WHAT THE TASK REQUIRES » What is to be printed is the span of lines starting at the one containing "Rebuild this chart" and ending at the one containing "pw, ph = W - L - R, H - T - B", reproduced exactly with pictures left out.

>> Start INPUT

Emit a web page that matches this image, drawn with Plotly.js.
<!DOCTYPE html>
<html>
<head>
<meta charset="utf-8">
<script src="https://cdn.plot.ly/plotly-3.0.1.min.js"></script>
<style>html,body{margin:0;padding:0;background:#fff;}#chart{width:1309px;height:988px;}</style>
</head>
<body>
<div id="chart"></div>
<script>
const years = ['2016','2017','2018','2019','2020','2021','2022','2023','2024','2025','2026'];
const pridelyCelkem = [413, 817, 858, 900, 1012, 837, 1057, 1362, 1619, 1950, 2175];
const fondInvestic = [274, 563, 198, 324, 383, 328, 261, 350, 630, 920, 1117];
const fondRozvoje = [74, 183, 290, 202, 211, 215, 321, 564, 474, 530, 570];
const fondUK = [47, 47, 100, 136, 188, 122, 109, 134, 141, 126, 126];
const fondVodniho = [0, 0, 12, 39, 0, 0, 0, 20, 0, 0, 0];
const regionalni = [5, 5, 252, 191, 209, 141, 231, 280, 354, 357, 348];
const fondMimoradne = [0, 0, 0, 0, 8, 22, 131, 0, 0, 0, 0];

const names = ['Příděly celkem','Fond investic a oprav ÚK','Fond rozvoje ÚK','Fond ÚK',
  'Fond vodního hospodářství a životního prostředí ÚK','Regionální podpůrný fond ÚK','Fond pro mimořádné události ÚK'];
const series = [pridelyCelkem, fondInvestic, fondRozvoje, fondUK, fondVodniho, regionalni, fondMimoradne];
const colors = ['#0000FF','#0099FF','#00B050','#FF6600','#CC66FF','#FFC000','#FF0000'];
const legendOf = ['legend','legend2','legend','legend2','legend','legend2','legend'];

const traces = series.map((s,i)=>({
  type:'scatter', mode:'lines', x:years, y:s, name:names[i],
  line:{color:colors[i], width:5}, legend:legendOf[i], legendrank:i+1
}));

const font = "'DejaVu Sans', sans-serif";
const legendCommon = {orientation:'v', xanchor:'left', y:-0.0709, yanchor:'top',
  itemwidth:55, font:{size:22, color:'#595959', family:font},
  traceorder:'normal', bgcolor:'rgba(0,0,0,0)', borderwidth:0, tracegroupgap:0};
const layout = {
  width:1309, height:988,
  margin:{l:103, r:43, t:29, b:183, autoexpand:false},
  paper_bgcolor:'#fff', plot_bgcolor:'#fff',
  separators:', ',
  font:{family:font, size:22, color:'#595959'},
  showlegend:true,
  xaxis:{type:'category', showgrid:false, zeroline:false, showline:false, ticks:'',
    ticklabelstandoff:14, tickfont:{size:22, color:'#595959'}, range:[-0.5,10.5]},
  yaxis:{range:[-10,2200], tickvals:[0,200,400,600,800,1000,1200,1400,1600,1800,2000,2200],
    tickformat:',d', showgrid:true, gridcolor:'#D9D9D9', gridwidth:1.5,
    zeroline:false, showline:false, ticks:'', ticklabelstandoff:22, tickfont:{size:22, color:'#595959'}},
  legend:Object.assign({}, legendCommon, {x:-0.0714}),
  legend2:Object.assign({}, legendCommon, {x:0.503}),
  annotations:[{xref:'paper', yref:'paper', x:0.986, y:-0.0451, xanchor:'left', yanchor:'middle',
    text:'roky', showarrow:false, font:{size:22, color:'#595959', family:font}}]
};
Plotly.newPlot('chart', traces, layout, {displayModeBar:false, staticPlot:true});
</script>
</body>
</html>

>> End INPUT
>> Start INPUT

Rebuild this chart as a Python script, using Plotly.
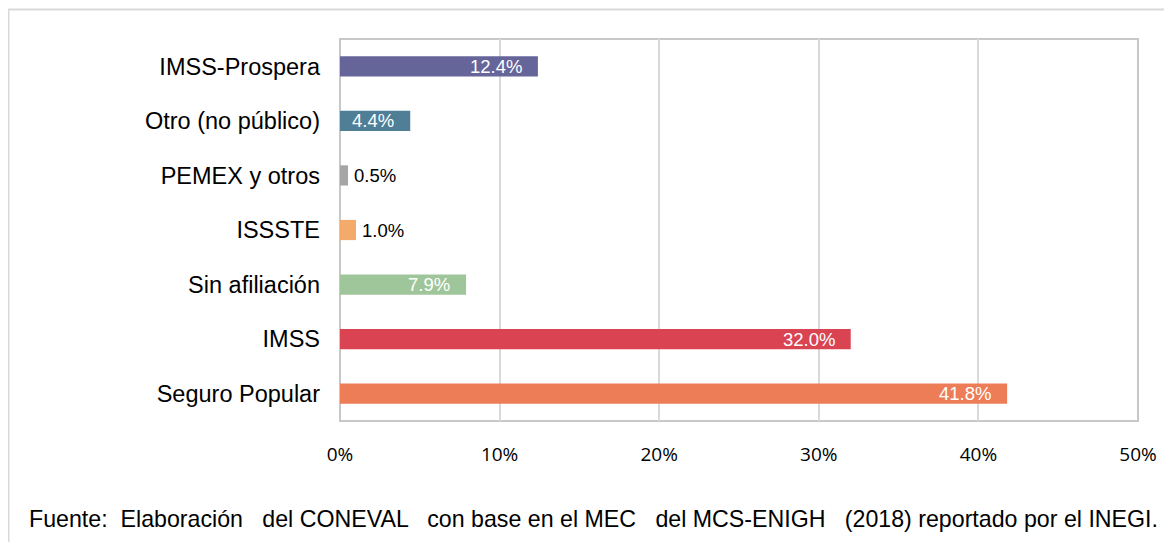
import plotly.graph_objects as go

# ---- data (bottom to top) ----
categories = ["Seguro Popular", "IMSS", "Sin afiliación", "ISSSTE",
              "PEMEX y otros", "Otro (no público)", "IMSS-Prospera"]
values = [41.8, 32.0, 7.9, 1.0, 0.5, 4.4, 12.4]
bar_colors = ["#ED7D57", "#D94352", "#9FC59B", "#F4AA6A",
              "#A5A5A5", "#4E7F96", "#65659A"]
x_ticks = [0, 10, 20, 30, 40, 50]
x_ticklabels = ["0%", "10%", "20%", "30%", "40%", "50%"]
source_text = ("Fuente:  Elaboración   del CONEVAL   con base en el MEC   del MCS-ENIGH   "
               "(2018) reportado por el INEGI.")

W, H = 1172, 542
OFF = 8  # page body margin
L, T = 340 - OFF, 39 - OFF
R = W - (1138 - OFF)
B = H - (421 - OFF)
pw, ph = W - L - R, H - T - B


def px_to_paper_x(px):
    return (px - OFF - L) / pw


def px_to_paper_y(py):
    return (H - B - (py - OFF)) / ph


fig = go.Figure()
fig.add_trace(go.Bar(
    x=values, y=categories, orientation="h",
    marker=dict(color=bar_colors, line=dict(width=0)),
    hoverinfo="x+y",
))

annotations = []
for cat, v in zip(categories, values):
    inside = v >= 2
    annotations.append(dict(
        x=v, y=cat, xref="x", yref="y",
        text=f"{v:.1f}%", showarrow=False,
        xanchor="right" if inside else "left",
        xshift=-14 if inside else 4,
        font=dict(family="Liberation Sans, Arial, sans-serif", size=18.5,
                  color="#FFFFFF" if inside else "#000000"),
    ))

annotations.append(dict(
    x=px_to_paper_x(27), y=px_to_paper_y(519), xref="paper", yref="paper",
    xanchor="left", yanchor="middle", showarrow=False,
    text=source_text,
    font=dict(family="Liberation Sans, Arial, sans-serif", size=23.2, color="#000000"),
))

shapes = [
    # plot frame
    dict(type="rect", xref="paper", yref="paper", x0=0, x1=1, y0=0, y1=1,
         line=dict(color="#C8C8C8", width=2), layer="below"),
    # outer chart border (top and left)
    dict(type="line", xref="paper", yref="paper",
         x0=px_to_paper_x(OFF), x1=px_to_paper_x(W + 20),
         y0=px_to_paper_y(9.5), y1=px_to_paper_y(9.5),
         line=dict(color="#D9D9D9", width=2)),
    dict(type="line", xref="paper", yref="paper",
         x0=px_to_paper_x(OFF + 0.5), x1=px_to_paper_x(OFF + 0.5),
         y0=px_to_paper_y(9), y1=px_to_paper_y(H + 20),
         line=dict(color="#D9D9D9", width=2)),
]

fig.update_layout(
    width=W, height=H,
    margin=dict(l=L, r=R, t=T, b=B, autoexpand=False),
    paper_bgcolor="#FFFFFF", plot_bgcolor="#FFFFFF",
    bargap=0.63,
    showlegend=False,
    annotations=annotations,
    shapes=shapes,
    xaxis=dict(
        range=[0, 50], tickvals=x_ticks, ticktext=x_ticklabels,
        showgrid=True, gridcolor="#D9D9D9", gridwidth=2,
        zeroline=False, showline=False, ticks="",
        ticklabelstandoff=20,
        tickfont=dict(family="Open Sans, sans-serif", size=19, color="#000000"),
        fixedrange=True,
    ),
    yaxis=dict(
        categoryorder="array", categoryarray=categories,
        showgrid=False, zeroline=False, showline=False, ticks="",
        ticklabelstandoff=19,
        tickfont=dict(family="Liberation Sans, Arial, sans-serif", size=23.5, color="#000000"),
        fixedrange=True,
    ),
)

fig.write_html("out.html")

>> End INPUT
>> Start INPUT

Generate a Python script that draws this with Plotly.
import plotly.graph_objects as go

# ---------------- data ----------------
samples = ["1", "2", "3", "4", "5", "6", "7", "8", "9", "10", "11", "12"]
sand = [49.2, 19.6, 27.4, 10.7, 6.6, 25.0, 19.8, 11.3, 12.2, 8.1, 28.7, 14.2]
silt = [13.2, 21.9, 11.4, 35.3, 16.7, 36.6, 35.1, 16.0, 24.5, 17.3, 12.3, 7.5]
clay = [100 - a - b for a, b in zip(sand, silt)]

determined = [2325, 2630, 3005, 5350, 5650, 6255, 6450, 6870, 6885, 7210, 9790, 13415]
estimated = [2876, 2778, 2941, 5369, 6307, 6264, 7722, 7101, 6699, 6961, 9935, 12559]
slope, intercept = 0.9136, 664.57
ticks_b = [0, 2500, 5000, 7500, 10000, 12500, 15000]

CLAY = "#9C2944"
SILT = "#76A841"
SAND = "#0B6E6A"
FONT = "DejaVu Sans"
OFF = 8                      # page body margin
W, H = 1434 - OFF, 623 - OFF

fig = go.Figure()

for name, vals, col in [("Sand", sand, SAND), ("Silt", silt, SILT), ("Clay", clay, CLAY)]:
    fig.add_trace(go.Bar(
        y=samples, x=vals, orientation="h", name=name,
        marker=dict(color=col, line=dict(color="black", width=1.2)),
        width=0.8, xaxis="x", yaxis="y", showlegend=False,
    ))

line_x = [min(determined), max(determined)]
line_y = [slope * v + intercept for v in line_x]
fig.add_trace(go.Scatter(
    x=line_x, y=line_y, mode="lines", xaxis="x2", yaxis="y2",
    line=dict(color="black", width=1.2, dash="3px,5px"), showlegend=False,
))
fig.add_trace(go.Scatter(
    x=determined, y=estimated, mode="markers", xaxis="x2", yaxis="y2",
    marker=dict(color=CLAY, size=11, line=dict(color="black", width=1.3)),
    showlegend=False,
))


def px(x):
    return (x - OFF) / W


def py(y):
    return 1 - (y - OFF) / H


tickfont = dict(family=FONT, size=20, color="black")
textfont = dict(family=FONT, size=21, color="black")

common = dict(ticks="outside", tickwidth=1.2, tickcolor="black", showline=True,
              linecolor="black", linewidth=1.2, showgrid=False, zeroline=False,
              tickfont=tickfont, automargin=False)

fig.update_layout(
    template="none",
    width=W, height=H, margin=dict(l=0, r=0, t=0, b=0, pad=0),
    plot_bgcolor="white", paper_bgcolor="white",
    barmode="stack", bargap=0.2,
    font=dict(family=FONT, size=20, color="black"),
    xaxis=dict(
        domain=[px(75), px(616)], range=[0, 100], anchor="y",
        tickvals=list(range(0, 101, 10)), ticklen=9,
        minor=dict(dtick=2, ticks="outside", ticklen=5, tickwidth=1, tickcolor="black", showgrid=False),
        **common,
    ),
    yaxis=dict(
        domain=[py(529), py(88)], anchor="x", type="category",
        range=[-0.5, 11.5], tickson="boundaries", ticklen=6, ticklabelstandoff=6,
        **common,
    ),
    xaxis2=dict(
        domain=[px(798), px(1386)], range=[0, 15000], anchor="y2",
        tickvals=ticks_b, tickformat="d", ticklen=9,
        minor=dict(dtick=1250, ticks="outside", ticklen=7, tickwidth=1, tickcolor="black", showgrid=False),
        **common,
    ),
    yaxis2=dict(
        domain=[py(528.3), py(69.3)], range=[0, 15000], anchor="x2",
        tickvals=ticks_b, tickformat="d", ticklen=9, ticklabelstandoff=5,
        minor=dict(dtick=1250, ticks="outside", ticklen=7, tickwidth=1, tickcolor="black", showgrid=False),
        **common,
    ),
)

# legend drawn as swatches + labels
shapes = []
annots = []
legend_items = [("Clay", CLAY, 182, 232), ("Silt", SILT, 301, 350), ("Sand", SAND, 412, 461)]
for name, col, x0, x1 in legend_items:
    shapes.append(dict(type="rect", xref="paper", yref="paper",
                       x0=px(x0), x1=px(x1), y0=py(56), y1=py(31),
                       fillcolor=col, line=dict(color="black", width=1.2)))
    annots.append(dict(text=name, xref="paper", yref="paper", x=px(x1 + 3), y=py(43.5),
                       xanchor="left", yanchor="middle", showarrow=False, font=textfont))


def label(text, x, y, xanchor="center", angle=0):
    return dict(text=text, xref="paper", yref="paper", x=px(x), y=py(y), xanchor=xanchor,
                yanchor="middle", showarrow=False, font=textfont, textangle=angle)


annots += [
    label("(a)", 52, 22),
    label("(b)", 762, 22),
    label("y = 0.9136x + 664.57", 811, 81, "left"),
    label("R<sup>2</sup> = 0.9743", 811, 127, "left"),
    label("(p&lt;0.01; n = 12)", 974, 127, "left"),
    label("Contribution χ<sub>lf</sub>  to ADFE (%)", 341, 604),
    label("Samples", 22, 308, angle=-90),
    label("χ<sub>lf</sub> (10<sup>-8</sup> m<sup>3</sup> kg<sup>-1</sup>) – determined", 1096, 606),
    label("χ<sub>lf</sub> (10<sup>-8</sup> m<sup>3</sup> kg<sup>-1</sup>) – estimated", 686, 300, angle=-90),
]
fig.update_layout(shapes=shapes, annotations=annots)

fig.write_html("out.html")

>> End INPUT

SOLUTION FOR THIS TASK »
Rebuild this chart as a Python script, using Plotly.
import plotly.graph_objects as go

# ---- data (bottom to top) ----
categories = ["Seguro Popular", "IMSS", "Sin afiliación", "ISSSTE",
              "PEMEX y otros", "Otro (no público)", "IMSS-Prospera"]
values = [41.8, 32.0, 7.9, 1.0, 0.5, 4.4, 12.4]
bar_colors = ["#ED7D57", "#D94352", "#9FC59B", "#F4AA6A",
              "#A5A5A5", "#4E7F96", "#65659A"]
x_ticks = [0, 10, 20, 30, 40, 50]
x_ticklabels = ["0%", "10%", "20%", "30%", "40%", "50%"]
source_text = ("Fuente:  Elaboración   del CONEVAL   con base en el MEC   del MCS-ENIGH   "
               "(2018) reportado por el INEGI.")

W, H = 1172, 542
OFF = 8  # page body margin
L, T = 340 - OFF, 39 - OFF
R = W - (1138 - OFF)
B = H - (421 - OFF)
pw, ph = W - L - R, H - T - B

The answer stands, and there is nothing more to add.